The preceding posts have shown how events and meanings emerge through construal: perspectival cuts that actualise structured potential under constraint. What remains is a question that cannot be postponed once construal is taken seriously:
If there are no foundations beneath actualisation, where does responsibility reside?
This post argues that responsibility does not require metaphysical ground floors. It arises within the act of actualisation itself.
Why Foundations Fail
Foundational ethics promises security: rules grounded in nature, reason, God, or Reality itself. Yet each attempt to secure responsibility by appeal to foundations collapses under scrutiny. Foundations either:
Reduce responsibility to obedience (follow the rule), or
Displace responsibility upward (the foundation decides, not us).
In both cases, agency evaporates. Responsibility is outsourced to what supposedly already is.
Relational ontology makes a quieter but more demanding claim: there is no responsibility beneath actualisation, only responsibility in actualisation.
Actualisation as Commitment
Every actualisation is a commitment. To select one possibility rather than another is to bind oneself to the consequences of that selection within a constrained field.
This is not moralism. It is structural.
To measure is to commit to an experimental cut.
To speak is to commit to a semantic construal.
To act is to commit to a social coordination.
Responsibility does not arise from intention alone, nor from outcomes alone, but from the acknowledgement that one has made a cut that could have been otherwise.
Constraint Is Not Excuse
A common evasion of responsibility appeals to constraint:
“I had no choice.”
Relational ontology rejects this move. Constraints enable intelligible action; they do not eliminate agency. Without constraint, there is no action at all—only noise.

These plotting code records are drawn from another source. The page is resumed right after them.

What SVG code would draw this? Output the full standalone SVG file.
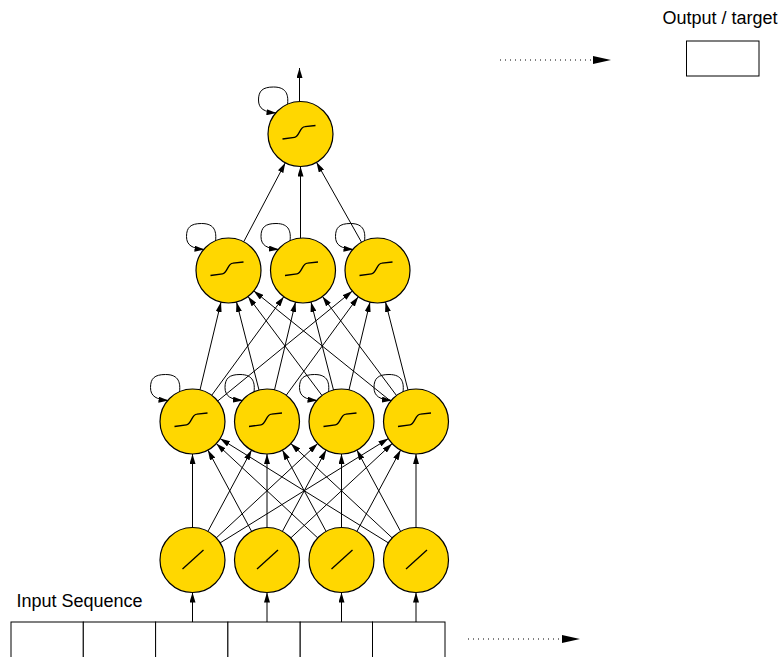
<svg xmlns="http://www.w3.org/2000/svg" width="780" height="657" viewBox="0 0 780 657">
  <style>
    .unit { fill: #FFD700; stroke: #000; stroke-width: 1.2; }
    .glyph { fill: none; stroke: #000; stroke-width: 1.3; }
    .edge { fill: none; stroke: #000; stroke-width: 1; marker-end: url(#arrow); }
    .loop { fill: none; stroke: #000; stroke-width: 1; marker-end: url(#arrow); }
    .dots { fill: none; stroke: #000; stroke-width: 1; stroke-dasharray: 1 4; }
    .cell { fill: #fff; stroke: #000; stroke-width: 1; }
    .label { font-family: "Liberation Sans", Arial, sans-serif; fill: #000; font-size: 18px; }
  </style>
  <defs>
    <marker id="arrow" viewBox="0 0 10 6" refX="10" refY="3" markerWidth="10" markerHeight="6" markerUnits="userSpaceOnUse" orient="auto">
      <path d="M0,0 L10,3 L0,6 z" fill="#000"/>
    </marker>
    <!-- self-recurrent loop, relative to a unit centre -->
    <path id="selfloop" d="M-13,-29 C-12,-38 -13,-47 -27,-47 C-38,-47 -42,-43 -42,-34 C-42,-25 -36,-22 -24,-21"/>
    <path id="sigmoid" d="M-18,5 L-6,3.3 C-1,2.5 -1,-7 4.5,-7.3 L15,-8.5"/>
    <path id="linear" d="M-10,9 L11,-10"/>
  </defs>

  <!-- labels -->
  <text class="label" x="720" y="24" text-anchor="middle">Output / target</text>
  <text class="label" x="16.5" y="607">Input Sequence</text>

  <!-- output / target box -->
  <g id="target">
    <rect class="cell" x="686.5" y="41" width="72.5" height="35"/>
  </g>

  <!-- input sequence cells -->
  <g id="sequence">
    <rect class="cell" x="11" y="622" width="72.3" height="50"/>
    <rect class="cell" x="83.3" y="622" width="72.3" height="50"/>
    <rect class="cell" x="155.6" y="622" width="72.3" height="50"/>
    <rect class="cell" x="227.9" y="622" width="72.3" height="50"/>
    <rect class="cell" x="300.2" y="622" width="72.3" height="50"/>
    <rect class="cell" x="372.5" y="622" width="72.5" height="50"/>
  </g>

  <g id="connectors">
    <!-- time direction -->
    <line class="dots" x1="500" y1="60" x2="594" y2="60"/>
    <path d="M593,56 L611,60 L593,64 z" fill="#000"/>
    <line class="dots" x1="468" y1="639" x2="563" y2="639"/>
    <path d="M562,635 L580,639 L562,643 z" fill="#000"/>

    <!-- sequence to input units -->
    <line class="edge" x1="192.5" y1="622" x2="192.5" y2="592.5"/>
    <line class="edge" x1="267" y1="622" x2="267" y2="592.5"/>
    <line class="edge" x1="341.5" y1="622" x2="341.5" y2="592.5"/>
    <line class="edge" x1="416" y1="622" x2="416" y2="592.5"/>

    <!-- input layer to first recurrent layer -->
    <line class="edge" x1="192.5" y1="527.5" x2="192.5" y2="454"/>
    <line class="edge" x1="207.9" y1="531.4" x2="251.6" y2="450.1"/>
    <line class="edge" x1="216.3" y1="537.9" x2="317.7" y2="443.6"/>
    <line class="edge" x1="220.1" y1="542.9" x2="388.4" y2="438.6"/>
    <line class="edge" x1="251.6" y1="531.4" x2="207.9" y2="450.1"/>
    <line class="edge" x1="267" y1="527.5" x2="267" y2="454"/>
    <line class="edge" x1="282.4" y1="531.4" x2="326.1" y2="450.1"/>
    <line class="edge" x1="290.8" y1="537.9" x2="392.2" y2="443.6"/>
    <line class="edge" x1="317.7" y1="537.9" x2="216.3" y2="443.6"/>
    <line class="edge" x1="326.1" y1="531.4" x2="282.4" y2="450.1"/>
    <line class="edge" x1="341.5" y1="527.5" x2="341.5" y2="454"/>
    <line class="edge" x1="356.9" y1="531.4" x2="400.6" y2="450.1"/>
    <line class="edge" x1="388.4" y1="542.9" x2="220.1" y2="438.6"/>
    <line class="edge" x1="392.2" y1="537.9" x2="290.8" y2="443.6"/>
    <line class="edge" x1="400.6" y1="531.4" x2="356.9" y2="450.1"/>
    <line class="edge" x1="416" y1="527.5" x2="416" y2="454"/>

    <!-- first recurrent layer to second recurrent layer -->
    <line class="edge" x1="200.0" y1="389.9" x2="221.0" y2="302.1"/>
    <line class="edge" x1="259.0" y1="390.0" x2="236.5" y2="302.0"/>
    <line class="edge" x1="322.0" y1="395.5" x2="248.0" y2="296.5"/>
    <line class="edge" x1="390.7" y1="401.1" x2="253.8" y2="290.9"/>
    <line class="edge" x1="211.7" y1="395.3" x2="283.8" y2="296.7"/>
    <line class="edge" x1="274.5" y1="389.9" x2="295.5" y2="302.1"/>
    <line class="edge" x1="333.5" y1="390.0" x2="311.0" y2="302.0"/>
    <line class="edge" x1="396.5" y1="395.5" x2="322.5" y2="296.5"/>
    <line class="edge" x1="217.7" y1="401.0" x2="352.3" y2="291.1"/>
    <line class="edge" x1="286.2" y1="395.3" x2="358.3" y2="296.7"/>
    <line class="edge" x1="349.0" y1="389.9" x2="370.0" y2="302.1"/>
    <line class="edge" x1="408.0" y1="390.0" x2="385.5" y2="302.0"/>

    <!-- second recurrent layer to output unit -->
    <line class="edge" x1="243.7" y1="241.8" x2="285.3" y2="162.8"/>
    <line class="edge" x1="300.5" y1="238.1" x2="300.5" y2="166.5"/>
    <line class="edge" x1="361.5" y1="242.2" x2="316.5" y2="162.3"/>

    <!-- output unit upward -->
    <line class="edge" x1="299.5" y1="101.5" x2="299.5" y2="68"/>

    <!-- self-recurrent loops -->
    <use class="loop" href="#selfloop" x="300.5" y="134"/>
    <use class="loop" href="#selfloop" x="228.5" y="270.5"/>
    <use class="loop" href="#selfloop" x="303" y="270.5"/>
    <use class="loop" href="#selfloop" x="377.5" y="270.5"/>
    <use class="loop" href="#selfloop" x="192.5" y="421.5"/>
    <use class="loop" href="#selfloop" x="267" y="421.5"/>
    <use class="loop" href="#selfloop" x="341.5" y="421.5"/>
    <use class="loop" href="#selfloop" x="416" y="421.5"/>
  </g>

  <!-- output unit -->
  <g id="out">
    <circle class="unit" cx="300.5" cy="134" r="32.5"/>
    <use class="glyph" href="#sigmoid" x="300.5" y="134"/>
  </g>

  <!-- second recurrent layer -->
  <g id="h2a">
    <circle class="unit" cx="228.5" cy="270.5" r="32.5"/>
    <use class="glyph" href="#sigmoid" x="228.5" y="270.5"/>
  </g>
  <g id="h2b">
    <circle class="unit" cx="303" cy="270.5" r="32.5"/>
    <use class="glyph" href="#sigmoid" x="303" y="270.5"/>
  </g>
  <g id="h2c">
    <circle class="unit" cx="377.5" cy="270.5" r="32.5"/>
    <use class="glyph" href="#sigmoid" x="377.5" y="270.5"/>
  </g>

  <!-- first recurrent layer -->
  <g id="h1a">
    <circle class="unit" cx="192.5" cy="421.5" r="32.5"/>
    <use class="glyph" href="#sigmoid" x="192.5" y="421.5"/>
  </g>
  <g id="h1b">
    <circle class="unit" cx="267" cy="421.5" r="32.5"/>
    <use class="glyph" href="#sigmoid" x="267" y="421.5"/>
  </g>
  <g id="h1c">
    <circle class="unit" cx="341.5" cy="421.5" r="32.5"/>
    <use class="glyph" href="#sigmoid" x="341.5" y="421.5"/>
  </g>
  <g id="h1d">
    <circle class="unit" cx="416" cy="421.5" r="32.5"/>
    <use class="glyph" href="#sigmoid" x="416" y="421.5"/>
  </g>

  <!-- input layer -->
  <g id="in1">
    <circle class="unit" cx="192.5" cy="560" r="32.5"/>
    <use class="glyph" href="#linear" x="192.5" y="560"/>
  </g>
  <g id="in2">
    <circle class="unit" cx="267" cy="560" r="32.5"/>
    <use class="glyph" href="#linear" x="267" y="560"/>
  </g>
  <g id="in3">
    <circle class="unit" cx="341.5" cy="560" r="32.5"/>
    <use class="glyph" href="#linear" x="341.5" y="560"/>
  </g>
  <g id="in4">
    <circle class="unit" cx="416" cy="560" r="32.5"/>
    <use class="glyph" href="#linear" x="416" y="560"/>
  </g>
</svg>
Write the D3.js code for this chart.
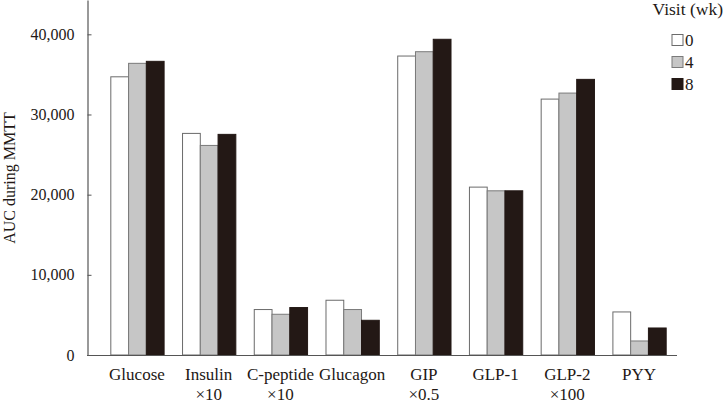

Responsibility lies precisely in how one acts within constraint:
Which distinctions were drawn?
Which alternatives were foreclosed?
Which possibilities were rendered invisible?
To deny responsibility because one was constrained is to misunderstand what constraint does.
Responsibility Without Moral Absolutes
This account of responsibility does not rely on universal moral laws or absolute values. Nor does it collapse into relativism.
Instead, responsibility is situated:
Local to the system of constraints
Indexed to the available possibilities
Articulated through the act of construal itself
This is why responsibility cannot be settled in advance. It must be taken, not derived.
The Quantum Lesson Revisited
Quantum mechanics taught us—unwillingly—that outcomes are not simply revealed but produced through experimental arrangements. Yet physicists often recoil from the ethical implication of this fact, retreating to slogans about “just doing physics.”
What relational ontology shows is that there is no ethically neutral actualisation.
To refuse responsibility for the cut is itself a cut—one that attempts to erase its own trace.
Responsibility as Ontological Practice
Responsibility, then, is not a rulebook but a discipline:
Attend to the constraints you inherit.
Acknowledge the possibilities you exclude.
Own the cuts you enact.
This discipline applies across domains: scientific, biological, social, symbolic. Wherever something becomes actual rather than merely possible, responsibility has already entered the scene.
Beyond Innocence
The fantasy of foundational ethics is a fantasy of innocence: that one could act while remaining untouched by the consequences of acting. Relational ontology denies us this comfort.
But it offers something better in its place: lucidity.